I dimly remember the days when my money was mine.
(Published on November 26, 2016 in Business Standard)
I have trouble flying—hate it, avoid it. But if your country is going through demonetisation hell, and you’re among the privileged, it’s your duty to not clog up ATM lines unnecessarily. It’s your duty not to stress small businesses by buying on credit (except cigarettes, because, hello). It’s your duty to damn well get on a plane and visit family in a foreign country that feels like home in that there, too, your money is useless.
It’s been 16 years since I was last in Hong Kong, and I’d forgotten how awesome it is. Mountains and sea! Public transport!

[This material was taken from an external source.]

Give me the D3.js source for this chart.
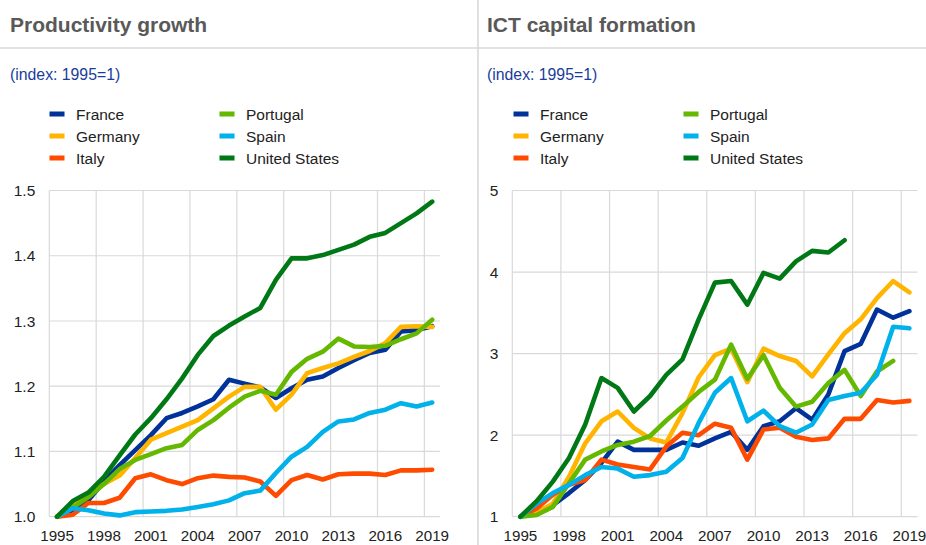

Dumplings, beef, sesame oil! Gorgeous skyline! Roadworks with no dust or rubble! (This is how you know you’re from Delhi.) But what really blew my mind was the overwhelming banality of cash.
Strike me dead if I’m making this up: Everywhere I looked, people were just whipping money out of their pockets and spending it, as if they had some kind of reliable supply. They behaved as if their government couldn’t possibly say, “We take back the promise printed on the money, it’s all junk except for petrol stati—hospi—seeds for farmers, until November 24—29—December 31—oops, November 24, okay just watch this space and see if you can keep up, because we can’t, terrorism national interest surgical strike masterstroke.” Seeing cash brought up chaotic, disjointed memories of a previous life, and made me anxious and sweaty.
The Peak and harbour are beautiful, but the most spellbinding thing is that when Hong Kongers say, “I’m going to the bank/ATM, back in five”, they mean five minutes, not hours. They just leave home, without even packing water, biscuits, books and a tent. My sister told me that she enters her bank without queuing, wrestling an armed guard, and shouting at the manager while waving a fake wedding invitation card. She said to please not let my mouth hang open like that. Most amazingly, you can withdraw as much of your own money as you like. I’m told the government and reserve bank don’t impose an arbitrary, changeable withdrawal cap based on their favourite sun sign that day. People’s blithe, free access to their own money brought tears to my eyes, and gave me restless dreams.
Back in Delhi after these confusing few days, the PM was crying and laughing, not in a good way. He conducted a poll on public sentiment that made the public laugh and cry, also not in a good way. The Finance minister said both that a) demonetisation is going brilliantly, and b) it’s the Opposition’s fault. The changing rules no longer matter, because nobody can keep them straight, and discretion has taken over. Nobody can find the RBI governor, though my cousin spotted a haunted-looking man bearing an uncanny resemblance to him, dressed as wait staff in a restaurant.
Trauma shrinks expectations. I pack my water, biscuits, books and tent, and take my place in the queues. Every time I get close, cash runs out. But deserted shops, the unnatural abundance of parking spots, my dry bank, the empty ATMs—this entire gigantic shitstorm is now more real and easier to process than Hong Kong’s rash trust in stability.
It’s important, when dealing with trauma, to come to terms with what happened to you, instead of repressing it. To relax, creep under the bed next to where everyone now keeps legal currency, take out your plastic, and stroke it by the light of your smartphone while gibbering openly.
Meanwhile, I now owe the cigarette guy and the kathi rolls guy. But I’m sure that, as patriots, they don’t care, and ticked ‘Brilliant’ on the PM’s poll.